The line HEPiX is trying to follow is that users should not be able to do more from within the VM than they are doing now from their "normal" jobs. There was a discussion on liability, but since we don't have this now on the grid (at least I am not aware of it), the VM discussion didn't seem the right place to suddenly start with this. Could you explain to me, why you think this is necessary for VMs, but not for normal jobs?
The model you follow in Cloudia is a very interesting one. In the HEPiX working group it becomes more and more clear that the Class 2 trusted VMs will be way too difficult for the end-users. Class 3 VMs are much more user friendly (as was alway advocated by Pieter). However, scalability issues up to the amount of jobs and users at the grid remain a concern until proven otherwise by Cloudia (I look forward to those results). As far as I know the WNoDeS of Davide is not a Class 3 facility (yet), but I'll have a look a his latest slides (thanks for the link).
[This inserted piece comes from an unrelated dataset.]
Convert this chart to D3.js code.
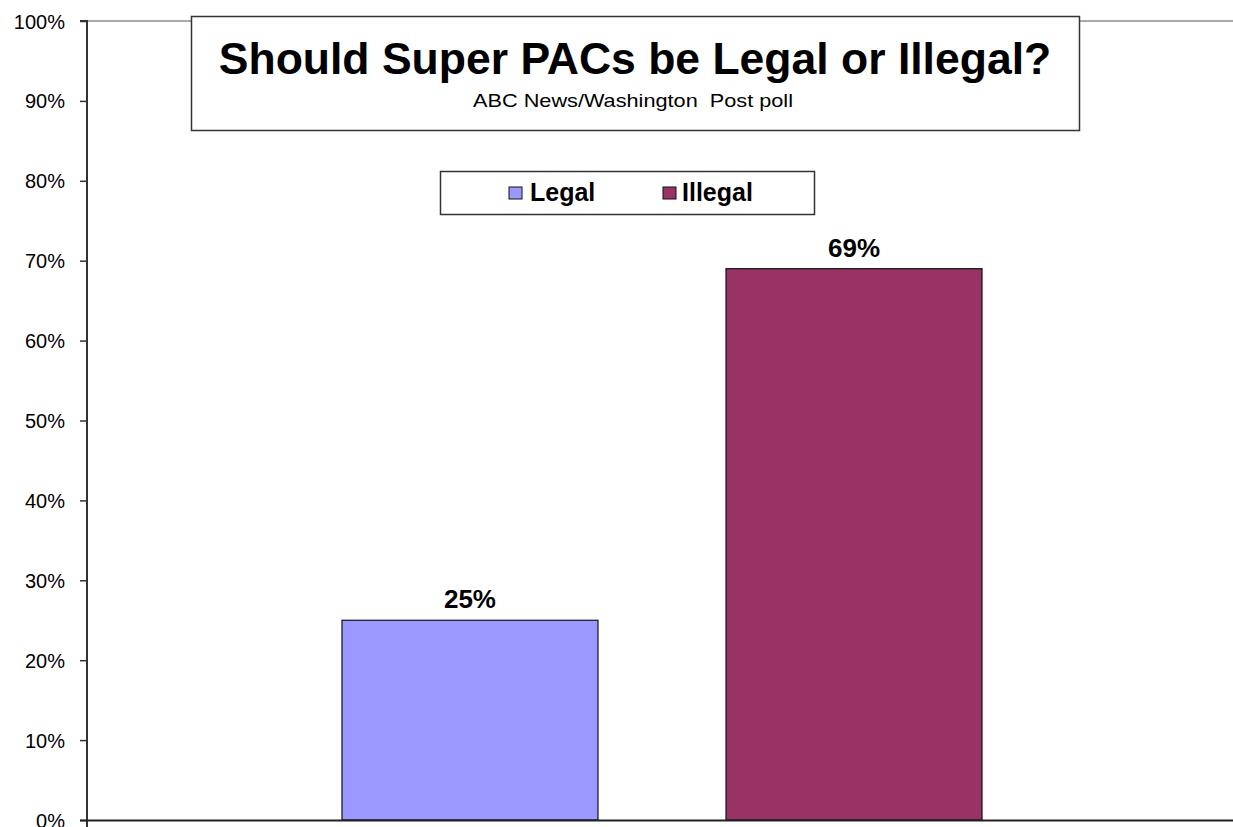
<!DOCTYPE html>
<html>
<head>
<meta charset="utf-8">
<script src="https://cdn.jsdelivr.net/npm/d3@7/dist/d3.min.js"></script>
<style>
  html, body { margin: 0; padding: 0; background: #fff; }
  svg { display: block; font-family: Arial, "Liberation Sans", sans-serif; }
</style>
</head>
<body>
<svg id="chart" width="1233" height="827"></svg>
<script>
// ---- data ----
const categories = ["Legal", "Illegal"];
const values = [25, 69];
const colors = ["#9999FF", "#993366"];
const yTicks = [0, 10, 20, 30, 40, 50, 60, 70, 80, 90, 100];
const title = "Should Super PACs be Legal or Illegal?";
const subtitle = "ABC News/Washington  Post poll";

(function () {
const svg = d3.select("#chart");
const plotLeft = 87, plotRight = 1237, plotTop = 21, plotBottom = 820;

const y = d3.scaleLinear().domain([0, 100]).range([plotBottom, plotTop]);
const x = d3.scaleBand().domain(categories).range([plotLeft, plotRight])
  .paddingInner(1 / 3).paddingOuter(0.664);

// top gridline at 100%
svg.append("line")
  .attr("x1", plotLeft).attr("x2", 1233)
  .attr("y1", y(100)).attr("y2", y(100))
  .attr("stroke", "#8c8c8c").attr("stroke-width", 1.5);

// bars
svg.selectAll("rect.bar").data(categories).enter().append("rect")
  .attr("class", "bar")
  .attr("x", d => x(d))
  .attr("width", x.bandwidth())
  .attr("y", (d, i) => y(values[i]))
  .attr("height", (d, i) => y(0) - y(values[i]))
  .attr("fill", (d, i) => colors[i])
  .attr("stroke", "#111").attr("stroke-width", 1.2);

// data labels
svg.selectAll("text.lbl").data(categories).enter().append("text")
  .attr("class", "lbl")
  .attr("x", d => x(d) + x.bandwidth() / 2)
  .attr("y", (d, i) => y(values[i]) - 12)
  .attr("text-anchor", "middle")
  .attr("font-size", 26).attr("font-weight", "bold").attr("fill", "#000")
  .text((d, i) => values[i] + "%");

// y axis
const yAxis = d3.axisLeft(y).tickValues(yTicks).tickFormat(d => d + "%").tickSize(7).tickPadding(15);
const gy = svg.append("g").attr("transform", `translate(${plotLeft},0)`).call(yAxis);
gy.select(".domain").attr("stroke", "#333").attr("stroke-width", 2)
  .attr("d", `M-7,${plotTop}H0V827`);
gy.selectAll(".tick line").attr("stroke", "#333").attr("stroke-width", 1.5);
gy.selectAll(".tick text").attr("font-size", 20).attr("fill", "#000")
  .attr("font-family", "Arial, 'Liberation Sans', sans-serif").attr("dy", "0.35em");

// x axis baseline
svg.append("line")
  .attr("x1", plotLeft - 7).attr("x2", 1233)
  .attr("y1", y(0) + 0.5).attr("y2", y(0) + 0.5)
  .attr("stroke", "#222").attr("stroke-width", 2);

// title box
svg.append("rect")
  .attr("x", 191.5).attr("y", 16.5).attr("width", 888).attr("height", 114)
  .attr("fill", "#fff").attr("stroke", "#333").attr("stroke-width", 1.5);
svg.append("text")
  .attr("x", 635).attr("y", 74)
  .attr("text-anchor", "middle").attr("font-size", 44.5).attr("font-weight", "bold")
  .attr("fill", "#000").text(title);
svg.append("text")
  .attr("x", 633).attr("y", 107)
  .attr("text-anchor", "middle").attr("font-size", 19)
  .style("white-space", "pre")
  .attr("textLength", 320).attr("lengthAdjust", "spacingAndGlyphs")
  .attr("fill", "#000").text(subtitle);

// legend
const lg = svg.append("g");
lg.append("rect")
  .attr("x", 440.5).attr("y", 171.5).attr("width", 374).attr("height", 43)
  .attr("fill", "#fff").attr("stroke", "#333").attr("stroke-width", 1.5);
const legendX = [509, 663];
categories.forEach((c, i) => {
  lg.append("rect")
    .attr("x", legendX[i]).attr("y", 187).attr("width", 13).attr("height", 12)
    .attr("fill", colors[i]).attr("stroke", "#111").attr("stroke-width", 1);
  lg.append("text")
    .attr("x", legendX[i] + (i === 0 ? 21 : 19)).attr("y", 201)
    .attr("font-size", 25).attr("font-weight", "bold").attr("fill", "#000")
    .text(c);
});
})();
</script>
</body>
</html>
Thanks for the feedback, Sander
On Apr 23, 2010, at 3:35 PM, Floris Sluiter wrote:
Dear all,
I could not resist to also share my thoughts on this...
What I understand is that a certain "trusted" VM producer can supply a VirtualMachine to the community. After a endorser "endorses" its use, any member of the VO can boot this image on any site that trusts the VO and this endorsing procedure. A VM machine is then booted by the user, however the virtual machine is booted with the same "system" rights as a GridNode or a VO box.
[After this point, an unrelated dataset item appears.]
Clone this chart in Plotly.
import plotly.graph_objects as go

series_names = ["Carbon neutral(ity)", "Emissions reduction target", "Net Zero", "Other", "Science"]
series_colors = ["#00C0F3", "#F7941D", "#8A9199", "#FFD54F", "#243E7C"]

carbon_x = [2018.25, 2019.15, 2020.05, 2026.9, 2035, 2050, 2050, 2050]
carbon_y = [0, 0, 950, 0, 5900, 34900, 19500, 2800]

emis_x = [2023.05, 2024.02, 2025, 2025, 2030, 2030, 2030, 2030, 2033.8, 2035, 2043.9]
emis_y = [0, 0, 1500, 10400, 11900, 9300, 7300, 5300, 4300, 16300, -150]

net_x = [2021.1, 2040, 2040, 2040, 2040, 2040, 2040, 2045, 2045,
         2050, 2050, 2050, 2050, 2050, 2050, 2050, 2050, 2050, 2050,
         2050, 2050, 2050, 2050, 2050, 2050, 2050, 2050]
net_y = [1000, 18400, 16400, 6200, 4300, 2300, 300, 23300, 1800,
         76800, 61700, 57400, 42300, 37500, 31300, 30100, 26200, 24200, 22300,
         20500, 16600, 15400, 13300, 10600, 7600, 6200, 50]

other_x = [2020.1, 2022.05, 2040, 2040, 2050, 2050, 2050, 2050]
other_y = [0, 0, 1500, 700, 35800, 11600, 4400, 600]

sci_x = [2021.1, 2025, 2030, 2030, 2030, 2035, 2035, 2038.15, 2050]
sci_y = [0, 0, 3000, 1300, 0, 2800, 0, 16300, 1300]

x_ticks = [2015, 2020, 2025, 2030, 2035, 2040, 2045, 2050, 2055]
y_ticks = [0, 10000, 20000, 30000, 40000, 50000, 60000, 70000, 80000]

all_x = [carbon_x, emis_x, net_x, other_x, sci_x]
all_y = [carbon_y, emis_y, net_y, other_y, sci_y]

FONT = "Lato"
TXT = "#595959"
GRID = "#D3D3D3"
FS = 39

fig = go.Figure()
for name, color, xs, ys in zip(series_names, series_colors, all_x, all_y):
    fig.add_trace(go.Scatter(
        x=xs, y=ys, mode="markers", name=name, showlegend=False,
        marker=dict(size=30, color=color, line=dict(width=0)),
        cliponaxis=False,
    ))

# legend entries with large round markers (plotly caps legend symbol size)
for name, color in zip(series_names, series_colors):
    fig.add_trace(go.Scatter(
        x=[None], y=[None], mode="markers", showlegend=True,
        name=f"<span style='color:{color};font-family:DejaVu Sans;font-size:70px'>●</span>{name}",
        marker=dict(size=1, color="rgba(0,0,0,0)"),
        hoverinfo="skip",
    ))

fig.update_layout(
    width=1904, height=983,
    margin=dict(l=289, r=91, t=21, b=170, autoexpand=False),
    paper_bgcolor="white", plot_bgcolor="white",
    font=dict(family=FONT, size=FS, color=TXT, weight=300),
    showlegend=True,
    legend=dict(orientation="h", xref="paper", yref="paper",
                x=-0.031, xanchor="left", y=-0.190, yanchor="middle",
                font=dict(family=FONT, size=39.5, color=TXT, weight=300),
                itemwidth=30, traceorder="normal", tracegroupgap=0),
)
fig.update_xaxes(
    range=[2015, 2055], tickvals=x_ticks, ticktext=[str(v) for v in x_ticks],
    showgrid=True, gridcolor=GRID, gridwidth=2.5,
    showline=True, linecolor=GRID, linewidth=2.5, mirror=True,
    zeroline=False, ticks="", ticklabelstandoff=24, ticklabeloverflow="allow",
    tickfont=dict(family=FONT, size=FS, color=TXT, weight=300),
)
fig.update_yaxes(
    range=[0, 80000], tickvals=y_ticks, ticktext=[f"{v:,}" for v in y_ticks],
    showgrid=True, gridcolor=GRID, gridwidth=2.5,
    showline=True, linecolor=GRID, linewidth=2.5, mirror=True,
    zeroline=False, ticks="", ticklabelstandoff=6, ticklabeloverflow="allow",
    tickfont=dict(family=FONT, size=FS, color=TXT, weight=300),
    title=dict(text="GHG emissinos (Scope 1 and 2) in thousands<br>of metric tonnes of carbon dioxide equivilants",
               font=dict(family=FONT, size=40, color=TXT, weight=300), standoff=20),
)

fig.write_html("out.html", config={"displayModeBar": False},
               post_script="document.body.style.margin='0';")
The catch is: The VM now runs with far more rights then an ordinary job. It runs with system rights. And there is in the policy no mechanism in place to monitor it. And what's more: there is no liability clause for the endorser (and to what extend of damages are they liable; 1M$ 10M$ ??) I would strongly advice any site against implementing such a policy! It is very unsafe to allow end-users to gain rights as system users on your trusted network.
In our HPC Cloud we certainly do allow users to become root within their own VMS inside their own Vlan. However from a system point of view the whole virtual cluster runs with ONLY user credentials, not with system credentials. So it is perfectly OK for them to set their interfaces in promiscuous mode, to do all kinds of LDAP calls or even to try and hack every ip-addres in their own range, etc. However, if users want access to the outside world, we very strictly monitor the traffic and the VM. The more rights they want, the more they have to subject to rules. And the most they can get is a "public" ip in the DMZ, were the security settings will only allow what a specific user requested and needs.
What would be possibly be acceptible for the Grid is a VM that would run with user rights inside their own VLAN, with the same security permission settings and ACLs as any other Grid job. Interestingly enough, the group of Davide Salomoni implemented just that, you can find his OGF presentation here http://www.ogf.org/OGF28/materials/1994/salomoni_ogf28_100316.pdf End users can submit Grid jobs or their own VM. On a worker node there is a bait job that monitors the load. If there is a Grid job in the queue, a virtual-gridnode is started on the workernode and it accepts the job. If there is a user submitted VM in the queue, that gets booted. (slide 96): It is in production with currently 1400 on-demand Virtual Machines, O(10) supported Virtual Images, serving 20 different user communities; on average, more than 20,000 jobs are executed each day through WNoDeS. The plan is to have 4000 Virtual Machines by April 2010 and progressively integrate all Tier-1 resources. It is fully compatible with existing Grid infrastructure.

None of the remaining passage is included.